Figure scripts:
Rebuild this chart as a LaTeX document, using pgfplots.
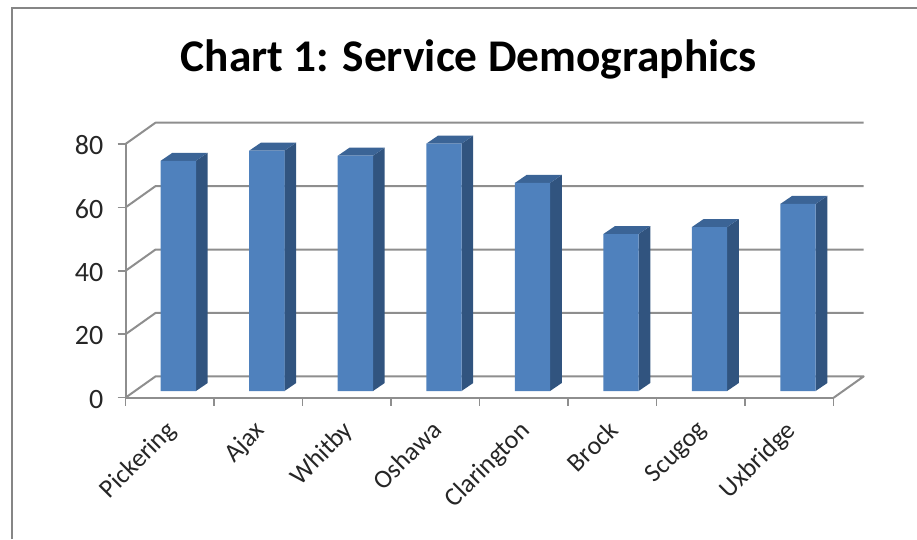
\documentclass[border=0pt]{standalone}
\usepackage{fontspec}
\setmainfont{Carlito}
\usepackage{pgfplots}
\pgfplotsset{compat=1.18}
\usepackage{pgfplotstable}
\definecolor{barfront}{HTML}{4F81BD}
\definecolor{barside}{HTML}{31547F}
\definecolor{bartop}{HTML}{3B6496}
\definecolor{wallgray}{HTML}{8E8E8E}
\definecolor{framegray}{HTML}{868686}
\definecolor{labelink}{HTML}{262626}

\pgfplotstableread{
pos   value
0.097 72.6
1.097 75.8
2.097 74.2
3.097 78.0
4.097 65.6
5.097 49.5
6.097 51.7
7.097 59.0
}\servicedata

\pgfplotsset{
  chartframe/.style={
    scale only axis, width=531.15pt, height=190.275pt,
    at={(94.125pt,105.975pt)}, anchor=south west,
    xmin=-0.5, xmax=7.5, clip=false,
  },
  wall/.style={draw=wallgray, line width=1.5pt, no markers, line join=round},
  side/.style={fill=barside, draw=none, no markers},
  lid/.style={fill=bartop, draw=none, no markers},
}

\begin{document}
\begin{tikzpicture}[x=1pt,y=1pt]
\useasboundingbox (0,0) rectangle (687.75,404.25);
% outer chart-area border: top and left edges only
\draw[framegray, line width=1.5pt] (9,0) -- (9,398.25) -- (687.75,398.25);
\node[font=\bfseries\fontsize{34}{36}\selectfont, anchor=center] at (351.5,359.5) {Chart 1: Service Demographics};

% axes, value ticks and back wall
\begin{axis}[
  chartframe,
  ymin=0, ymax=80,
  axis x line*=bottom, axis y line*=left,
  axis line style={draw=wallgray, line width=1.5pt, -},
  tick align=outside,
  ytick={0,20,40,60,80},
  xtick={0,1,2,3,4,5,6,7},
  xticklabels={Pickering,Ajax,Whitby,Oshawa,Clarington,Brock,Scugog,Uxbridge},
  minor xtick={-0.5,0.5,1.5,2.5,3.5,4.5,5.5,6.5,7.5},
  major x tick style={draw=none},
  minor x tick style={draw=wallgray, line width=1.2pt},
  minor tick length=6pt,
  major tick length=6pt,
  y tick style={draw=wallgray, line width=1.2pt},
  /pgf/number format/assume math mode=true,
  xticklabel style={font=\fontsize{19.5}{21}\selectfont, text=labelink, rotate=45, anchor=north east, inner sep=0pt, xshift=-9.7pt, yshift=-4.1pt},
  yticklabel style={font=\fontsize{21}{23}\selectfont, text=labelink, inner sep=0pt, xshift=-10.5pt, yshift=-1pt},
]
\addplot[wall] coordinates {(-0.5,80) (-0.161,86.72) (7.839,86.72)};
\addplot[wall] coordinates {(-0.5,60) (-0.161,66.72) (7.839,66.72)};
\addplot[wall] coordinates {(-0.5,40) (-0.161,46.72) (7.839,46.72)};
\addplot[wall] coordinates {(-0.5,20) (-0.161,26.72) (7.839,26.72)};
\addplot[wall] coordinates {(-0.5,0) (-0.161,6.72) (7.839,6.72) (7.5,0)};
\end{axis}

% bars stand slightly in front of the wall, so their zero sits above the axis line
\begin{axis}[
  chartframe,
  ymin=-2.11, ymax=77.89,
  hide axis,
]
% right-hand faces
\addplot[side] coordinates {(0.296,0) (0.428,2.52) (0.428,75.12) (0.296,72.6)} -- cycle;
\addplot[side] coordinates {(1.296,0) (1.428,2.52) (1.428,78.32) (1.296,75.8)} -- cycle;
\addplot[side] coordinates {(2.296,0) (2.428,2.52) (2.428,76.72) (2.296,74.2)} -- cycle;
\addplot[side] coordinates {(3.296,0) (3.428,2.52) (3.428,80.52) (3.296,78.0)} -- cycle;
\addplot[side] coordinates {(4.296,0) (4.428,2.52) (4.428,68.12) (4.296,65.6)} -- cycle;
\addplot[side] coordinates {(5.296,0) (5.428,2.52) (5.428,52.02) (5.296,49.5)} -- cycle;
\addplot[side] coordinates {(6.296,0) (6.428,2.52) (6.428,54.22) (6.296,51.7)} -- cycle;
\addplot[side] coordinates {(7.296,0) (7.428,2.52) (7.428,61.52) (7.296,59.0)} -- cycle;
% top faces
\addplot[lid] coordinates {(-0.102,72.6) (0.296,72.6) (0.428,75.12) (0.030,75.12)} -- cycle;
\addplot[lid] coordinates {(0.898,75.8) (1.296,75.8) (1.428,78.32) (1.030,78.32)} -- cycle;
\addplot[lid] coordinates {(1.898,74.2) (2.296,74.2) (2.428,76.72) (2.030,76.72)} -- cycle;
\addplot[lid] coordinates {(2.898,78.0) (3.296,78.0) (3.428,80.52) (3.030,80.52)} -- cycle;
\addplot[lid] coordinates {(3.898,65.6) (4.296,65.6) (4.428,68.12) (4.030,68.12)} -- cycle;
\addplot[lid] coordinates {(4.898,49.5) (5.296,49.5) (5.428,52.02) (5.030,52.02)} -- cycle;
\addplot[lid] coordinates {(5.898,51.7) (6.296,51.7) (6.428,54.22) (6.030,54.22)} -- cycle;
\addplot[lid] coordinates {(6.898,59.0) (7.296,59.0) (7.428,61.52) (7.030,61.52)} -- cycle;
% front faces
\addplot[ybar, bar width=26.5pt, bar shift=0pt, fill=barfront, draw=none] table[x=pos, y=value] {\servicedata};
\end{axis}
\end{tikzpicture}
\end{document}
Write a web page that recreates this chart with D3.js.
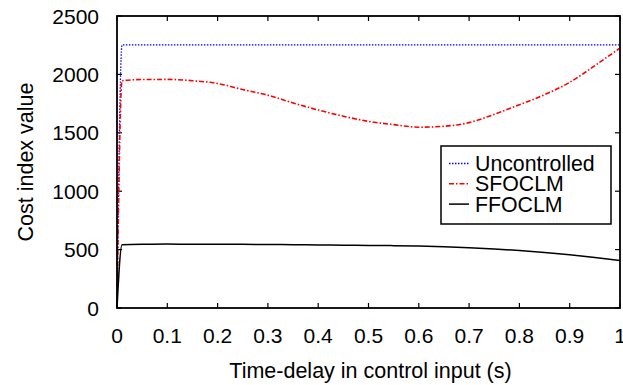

STATED PROBLEM: Give back exactly the lines from the first line of the data through the line with "anchor=center] at (351.5,359.5)", pictures excluded.

ANSWER TO THIS PROBLEM:
Rebuild this chart as a LaTeX document, using pgfplots.
\documentclass[border=0pt]{standalone}
\usepackage{fontspec}
\setmainfont{Carlito}
\usepackage{pgfplots}
\pgfplotsset{compat=1.18}
\usepackage{pgfplotstable}
\definecolor{barfront}{HTML}{4F81BD}
\definecolor{barside}{HTML}{31547F}
\definecolor{bartop}{HTML}{3B6496}
\definecolor{wallgray}{HTML}{8E8E8E}
\definecolor{framegray}{HTML}{868686}
\definecolor{labelink}{HTML}{262626}

\pgfplotstableread{
pos   value
0.097 72.6
1.097 75.8
2.097 74.2
3.097 78.0
4.097 65.6
5.097 49.5
6.097 51.7
7.097 59.0
}\servicedata

\pgfplotsset{
  chartframe/.style={
    scale only axis, width=531.15pt, height=190.275pt,
    at={(94.125pt,105.975pt)}, anchor=south west,
    xmin=-0.5, xmax=7.5, clip=false,
  },
  wall/.style={draw=wallgray, line width=1.5pt, no markers, line join=round},
  side/.style={fill=barside, draw=none, no markers},
  lid/.style={fill=bartop, draw=none, no markers},
}

\begin{document}
\begin{tikzpicture}[x=1pt,y=1pt]
\useasboundingbox (0,0) rectangle (687.75,404.25);
% outer chart-area border: top and left edges only
\draw[framegray, line width=1.5pt] (9,0) -- (9,398.25) -- (687.75,398.25);
\node[font=\bfseries\fontsize{34}{36}\selectfont, anchor=center] at (351.5,359.5) {Chart 1: Service Demographics};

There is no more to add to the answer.